Only one span of the listing below is wanted: the lines from the one with "Clone this chart in Plotly." through the one with "import pandas as pd", reproduced exactly, both ends kept.

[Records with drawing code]
----
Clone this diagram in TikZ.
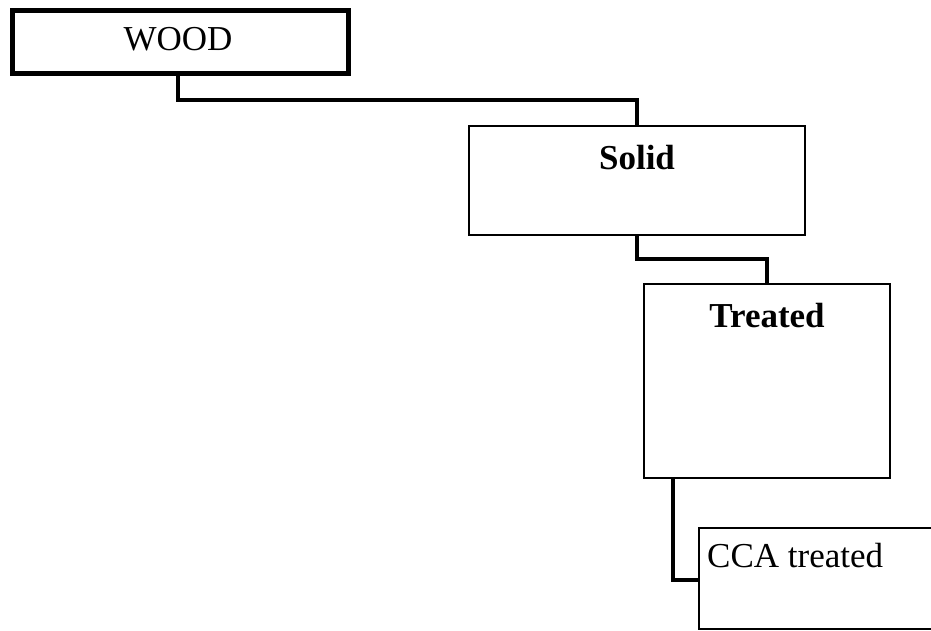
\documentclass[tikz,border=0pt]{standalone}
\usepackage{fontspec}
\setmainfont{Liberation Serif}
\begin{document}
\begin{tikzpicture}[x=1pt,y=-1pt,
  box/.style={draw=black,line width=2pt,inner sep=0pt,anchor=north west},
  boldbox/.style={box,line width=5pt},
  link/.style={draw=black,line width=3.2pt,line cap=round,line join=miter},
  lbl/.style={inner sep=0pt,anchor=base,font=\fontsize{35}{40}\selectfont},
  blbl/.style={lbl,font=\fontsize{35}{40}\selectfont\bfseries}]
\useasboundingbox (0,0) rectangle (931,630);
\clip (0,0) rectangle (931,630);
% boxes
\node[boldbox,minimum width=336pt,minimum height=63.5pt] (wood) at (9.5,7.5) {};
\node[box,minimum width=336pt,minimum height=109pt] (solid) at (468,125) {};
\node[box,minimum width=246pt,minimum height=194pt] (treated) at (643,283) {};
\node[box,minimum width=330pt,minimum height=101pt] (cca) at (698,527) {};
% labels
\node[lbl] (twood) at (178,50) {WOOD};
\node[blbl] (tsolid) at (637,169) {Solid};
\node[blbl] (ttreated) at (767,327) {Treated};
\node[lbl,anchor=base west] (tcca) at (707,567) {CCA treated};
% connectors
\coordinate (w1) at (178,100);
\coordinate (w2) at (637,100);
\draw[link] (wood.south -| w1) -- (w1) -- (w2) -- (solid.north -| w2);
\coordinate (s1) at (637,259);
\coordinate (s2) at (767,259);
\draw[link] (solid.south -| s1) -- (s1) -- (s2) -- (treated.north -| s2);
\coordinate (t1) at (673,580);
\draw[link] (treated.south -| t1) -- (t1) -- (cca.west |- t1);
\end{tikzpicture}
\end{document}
----
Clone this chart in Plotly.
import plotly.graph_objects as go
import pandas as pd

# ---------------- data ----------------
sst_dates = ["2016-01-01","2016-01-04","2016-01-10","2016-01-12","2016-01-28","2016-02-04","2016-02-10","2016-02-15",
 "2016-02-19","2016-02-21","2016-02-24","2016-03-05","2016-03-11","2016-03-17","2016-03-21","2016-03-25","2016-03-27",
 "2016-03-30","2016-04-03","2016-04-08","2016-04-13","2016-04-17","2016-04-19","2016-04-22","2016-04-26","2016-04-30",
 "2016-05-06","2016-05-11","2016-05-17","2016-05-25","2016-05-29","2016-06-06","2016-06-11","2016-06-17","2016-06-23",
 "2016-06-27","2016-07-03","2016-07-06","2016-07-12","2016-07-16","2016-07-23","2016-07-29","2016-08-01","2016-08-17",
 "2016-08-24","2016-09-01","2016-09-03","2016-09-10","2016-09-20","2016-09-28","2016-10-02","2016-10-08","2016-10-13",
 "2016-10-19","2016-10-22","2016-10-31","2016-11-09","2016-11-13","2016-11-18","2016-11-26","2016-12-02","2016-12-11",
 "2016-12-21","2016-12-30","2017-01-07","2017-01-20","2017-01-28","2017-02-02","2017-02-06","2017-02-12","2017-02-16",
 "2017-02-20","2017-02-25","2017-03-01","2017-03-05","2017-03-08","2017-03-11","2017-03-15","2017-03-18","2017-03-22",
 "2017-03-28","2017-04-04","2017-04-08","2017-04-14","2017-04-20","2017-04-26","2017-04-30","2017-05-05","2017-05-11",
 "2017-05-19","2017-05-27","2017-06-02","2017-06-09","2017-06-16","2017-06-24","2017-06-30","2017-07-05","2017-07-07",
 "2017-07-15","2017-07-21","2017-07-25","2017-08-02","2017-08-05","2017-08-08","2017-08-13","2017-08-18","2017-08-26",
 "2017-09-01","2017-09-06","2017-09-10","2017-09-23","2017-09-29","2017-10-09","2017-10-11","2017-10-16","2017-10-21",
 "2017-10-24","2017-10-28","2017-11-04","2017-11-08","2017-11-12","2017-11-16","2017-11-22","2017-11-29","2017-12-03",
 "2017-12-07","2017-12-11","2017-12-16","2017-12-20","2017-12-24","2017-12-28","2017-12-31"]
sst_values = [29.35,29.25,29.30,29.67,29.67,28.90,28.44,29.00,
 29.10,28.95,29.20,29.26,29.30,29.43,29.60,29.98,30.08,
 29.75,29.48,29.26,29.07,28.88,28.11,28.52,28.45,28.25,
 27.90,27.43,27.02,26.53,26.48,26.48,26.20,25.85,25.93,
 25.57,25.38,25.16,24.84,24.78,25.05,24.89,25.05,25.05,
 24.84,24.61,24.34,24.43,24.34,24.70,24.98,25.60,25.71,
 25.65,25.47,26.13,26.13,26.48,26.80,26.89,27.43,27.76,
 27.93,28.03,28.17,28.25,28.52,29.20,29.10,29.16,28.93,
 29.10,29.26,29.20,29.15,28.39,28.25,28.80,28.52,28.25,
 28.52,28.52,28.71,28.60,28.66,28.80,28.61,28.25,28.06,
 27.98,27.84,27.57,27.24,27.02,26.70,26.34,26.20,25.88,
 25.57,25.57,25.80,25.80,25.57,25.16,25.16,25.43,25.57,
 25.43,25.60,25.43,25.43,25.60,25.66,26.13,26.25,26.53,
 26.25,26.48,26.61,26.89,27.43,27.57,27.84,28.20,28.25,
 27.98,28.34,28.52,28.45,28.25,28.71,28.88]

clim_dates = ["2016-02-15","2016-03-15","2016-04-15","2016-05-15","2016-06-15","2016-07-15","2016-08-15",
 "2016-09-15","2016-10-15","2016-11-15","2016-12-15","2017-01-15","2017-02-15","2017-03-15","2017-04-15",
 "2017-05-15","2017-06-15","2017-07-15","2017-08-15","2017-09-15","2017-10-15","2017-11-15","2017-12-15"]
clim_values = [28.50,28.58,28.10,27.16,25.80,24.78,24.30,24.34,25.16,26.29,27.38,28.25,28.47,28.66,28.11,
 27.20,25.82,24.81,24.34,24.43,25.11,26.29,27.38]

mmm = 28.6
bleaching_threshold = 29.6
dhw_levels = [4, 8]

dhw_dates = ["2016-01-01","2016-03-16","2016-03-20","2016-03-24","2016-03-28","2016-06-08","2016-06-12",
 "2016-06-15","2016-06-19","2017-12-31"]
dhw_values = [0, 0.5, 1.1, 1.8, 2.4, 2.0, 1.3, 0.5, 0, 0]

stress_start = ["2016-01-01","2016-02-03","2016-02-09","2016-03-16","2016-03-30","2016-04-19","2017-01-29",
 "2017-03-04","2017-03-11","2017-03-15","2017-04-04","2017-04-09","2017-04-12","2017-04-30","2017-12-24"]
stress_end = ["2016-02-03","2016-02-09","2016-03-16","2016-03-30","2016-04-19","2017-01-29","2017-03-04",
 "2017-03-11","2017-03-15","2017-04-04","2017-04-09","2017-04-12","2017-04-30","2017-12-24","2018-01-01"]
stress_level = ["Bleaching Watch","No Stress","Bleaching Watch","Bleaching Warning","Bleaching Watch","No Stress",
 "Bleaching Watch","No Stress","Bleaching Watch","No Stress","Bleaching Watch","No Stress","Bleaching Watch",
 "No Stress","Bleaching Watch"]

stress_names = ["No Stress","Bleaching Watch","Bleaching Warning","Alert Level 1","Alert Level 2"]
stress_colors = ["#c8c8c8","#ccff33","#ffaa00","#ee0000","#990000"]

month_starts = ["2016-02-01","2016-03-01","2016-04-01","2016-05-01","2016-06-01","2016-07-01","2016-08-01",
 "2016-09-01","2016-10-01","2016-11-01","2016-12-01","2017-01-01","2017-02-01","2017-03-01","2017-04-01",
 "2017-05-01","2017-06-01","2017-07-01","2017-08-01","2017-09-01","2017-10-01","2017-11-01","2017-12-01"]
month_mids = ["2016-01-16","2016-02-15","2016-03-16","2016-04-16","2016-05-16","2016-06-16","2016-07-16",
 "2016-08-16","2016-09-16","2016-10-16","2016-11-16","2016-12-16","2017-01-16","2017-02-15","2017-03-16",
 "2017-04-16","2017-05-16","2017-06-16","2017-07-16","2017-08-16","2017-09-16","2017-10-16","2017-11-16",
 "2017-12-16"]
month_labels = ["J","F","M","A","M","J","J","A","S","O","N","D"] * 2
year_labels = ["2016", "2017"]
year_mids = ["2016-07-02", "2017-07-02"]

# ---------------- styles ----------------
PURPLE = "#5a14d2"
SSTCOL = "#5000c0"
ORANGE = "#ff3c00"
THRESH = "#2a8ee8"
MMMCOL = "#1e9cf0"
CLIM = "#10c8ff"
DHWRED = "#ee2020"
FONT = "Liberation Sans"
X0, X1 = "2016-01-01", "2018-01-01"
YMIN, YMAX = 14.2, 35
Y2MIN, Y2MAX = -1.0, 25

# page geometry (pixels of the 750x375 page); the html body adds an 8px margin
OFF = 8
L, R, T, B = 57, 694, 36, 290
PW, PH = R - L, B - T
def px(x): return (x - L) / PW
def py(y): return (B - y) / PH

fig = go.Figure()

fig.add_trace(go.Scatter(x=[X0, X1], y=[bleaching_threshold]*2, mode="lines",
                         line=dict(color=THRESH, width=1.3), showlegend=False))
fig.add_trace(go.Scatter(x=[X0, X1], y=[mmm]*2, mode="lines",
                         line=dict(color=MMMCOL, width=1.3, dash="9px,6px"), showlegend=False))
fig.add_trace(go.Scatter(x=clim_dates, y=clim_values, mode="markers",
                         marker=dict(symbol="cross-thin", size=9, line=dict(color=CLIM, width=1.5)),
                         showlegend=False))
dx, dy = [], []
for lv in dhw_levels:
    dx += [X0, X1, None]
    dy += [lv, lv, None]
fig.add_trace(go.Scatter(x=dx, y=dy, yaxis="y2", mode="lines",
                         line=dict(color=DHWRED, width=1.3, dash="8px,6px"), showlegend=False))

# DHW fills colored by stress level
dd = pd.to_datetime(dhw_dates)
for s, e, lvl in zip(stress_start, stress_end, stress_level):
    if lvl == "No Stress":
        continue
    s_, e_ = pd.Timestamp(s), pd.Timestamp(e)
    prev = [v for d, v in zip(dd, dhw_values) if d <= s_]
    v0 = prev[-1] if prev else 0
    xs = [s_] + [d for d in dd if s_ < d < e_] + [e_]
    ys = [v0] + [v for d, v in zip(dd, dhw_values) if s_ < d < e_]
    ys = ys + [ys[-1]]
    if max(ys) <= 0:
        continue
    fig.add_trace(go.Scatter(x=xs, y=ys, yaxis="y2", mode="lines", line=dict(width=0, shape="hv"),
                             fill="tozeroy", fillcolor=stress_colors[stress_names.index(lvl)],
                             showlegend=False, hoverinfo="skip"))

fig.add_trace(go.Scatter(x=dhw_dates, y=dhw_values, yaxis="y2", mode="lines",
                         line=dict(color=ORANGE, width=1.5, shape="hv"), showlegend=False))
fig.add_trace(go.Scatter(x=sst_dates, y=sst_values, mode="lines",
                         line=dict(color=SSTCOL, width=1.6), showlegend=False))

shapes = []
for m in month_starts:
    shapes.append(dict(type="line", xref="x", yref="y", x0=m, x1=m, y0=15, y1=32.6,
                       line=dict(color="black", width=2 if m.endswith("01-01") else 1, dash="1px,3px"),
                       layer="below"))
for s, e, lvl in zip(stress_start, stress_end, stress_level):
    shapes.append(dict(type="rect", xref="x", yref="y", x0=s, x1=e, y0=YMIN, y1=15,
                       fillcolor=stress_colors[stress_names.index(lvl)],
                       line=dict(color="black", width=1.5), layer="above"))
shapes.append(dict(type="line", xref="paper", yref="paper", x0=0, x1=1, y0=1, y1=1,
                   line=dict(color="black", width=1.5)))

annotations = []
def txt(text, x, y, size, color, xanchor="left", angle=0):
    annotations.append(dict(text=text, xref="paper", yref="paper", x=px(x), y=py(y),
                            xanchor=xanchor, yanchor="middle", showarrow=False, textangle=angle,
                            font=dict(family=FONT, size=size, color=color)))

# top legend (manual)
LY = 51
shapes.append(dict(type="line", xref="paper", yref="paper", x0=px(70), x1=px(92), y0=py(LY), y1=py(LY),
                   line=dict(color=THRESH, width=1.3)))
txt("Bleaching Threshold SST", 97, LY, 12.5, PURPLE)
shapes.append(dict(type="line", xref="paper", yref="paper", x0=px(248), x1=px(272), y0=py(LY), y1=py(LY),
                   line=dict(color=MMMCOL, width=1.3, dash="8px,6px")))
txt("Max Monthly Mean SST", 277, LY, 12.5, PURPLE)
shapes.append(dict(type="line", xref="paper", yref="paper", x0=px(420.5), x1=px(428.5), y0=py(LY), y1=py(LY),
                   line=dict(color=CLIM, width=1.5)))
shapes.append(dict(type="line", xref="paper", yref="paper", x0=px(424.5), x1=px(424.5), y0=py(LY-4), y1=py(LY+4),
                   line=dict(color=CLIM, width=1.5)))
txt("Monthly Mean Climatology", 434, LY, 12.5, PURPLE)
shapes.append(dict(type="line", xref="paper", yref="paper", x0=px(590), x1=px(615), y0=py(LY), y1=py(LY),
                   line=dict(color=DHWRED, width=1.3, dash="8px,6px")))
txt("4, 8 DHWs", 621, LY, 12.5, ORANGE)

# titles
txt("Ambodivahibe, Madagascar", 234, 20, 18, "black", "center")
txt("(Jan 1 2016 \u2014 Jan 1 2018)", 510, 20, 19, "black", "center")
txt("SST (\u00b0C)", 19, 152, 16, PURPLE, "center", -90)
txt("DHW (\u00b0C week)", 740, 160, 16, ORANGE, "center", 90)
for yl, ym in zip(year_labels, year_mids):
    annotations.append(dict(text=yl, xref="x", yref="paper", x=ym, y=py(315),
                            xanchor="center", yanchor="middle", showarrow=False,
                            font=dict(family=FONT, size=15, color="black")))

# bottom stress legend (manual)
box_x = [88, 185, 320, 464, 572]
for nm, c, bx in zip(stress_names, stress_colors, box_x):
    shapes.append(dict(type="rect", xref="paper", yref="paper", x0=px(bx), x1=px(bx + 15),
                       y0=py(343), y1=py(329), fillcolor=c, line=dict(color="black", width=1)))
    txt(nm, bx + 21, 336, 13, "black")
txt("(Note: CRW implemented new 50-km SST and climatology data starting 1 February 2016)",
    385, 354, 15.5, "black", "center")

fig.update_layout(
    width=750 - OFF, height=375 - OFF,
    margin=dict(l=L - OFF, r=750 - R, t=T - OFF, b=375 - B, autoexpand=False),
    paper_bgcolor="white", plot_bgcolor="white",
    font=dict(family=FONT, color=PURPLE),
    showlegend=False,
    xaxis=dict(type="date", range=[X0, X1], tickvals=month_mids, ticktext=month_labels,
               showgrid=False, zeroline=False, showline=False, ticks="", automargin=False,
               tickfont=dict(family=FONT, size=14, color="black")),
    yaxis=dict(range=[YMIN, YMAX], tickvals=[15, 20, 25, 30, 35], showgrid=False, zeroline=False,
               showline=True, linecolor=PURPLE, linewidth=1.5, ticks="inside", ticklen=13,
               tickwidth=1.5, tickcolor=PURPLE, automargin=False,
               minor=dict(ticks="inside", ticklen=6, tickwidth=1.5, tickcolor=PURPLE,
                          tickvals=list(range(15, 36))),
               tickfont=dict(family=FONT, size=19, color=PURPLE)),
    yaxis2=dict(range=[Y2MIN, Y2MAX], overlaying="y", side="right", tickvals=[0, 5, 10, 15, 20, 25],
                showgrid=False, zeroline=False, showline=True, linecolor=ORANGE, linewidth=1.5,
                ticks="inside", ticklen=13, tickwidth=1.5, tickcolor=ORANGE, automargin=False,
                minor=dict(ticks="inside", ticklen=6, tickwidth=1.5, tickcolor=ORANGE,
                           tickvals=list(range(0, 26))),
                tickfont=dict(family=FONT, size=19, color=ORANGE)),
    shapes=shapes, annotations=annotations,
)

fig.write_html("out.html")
----
**ANSWER TO THIS EXERCISE**
Clone this chart in Plotly.
import plotly.graph_objects as go
import pandas as pd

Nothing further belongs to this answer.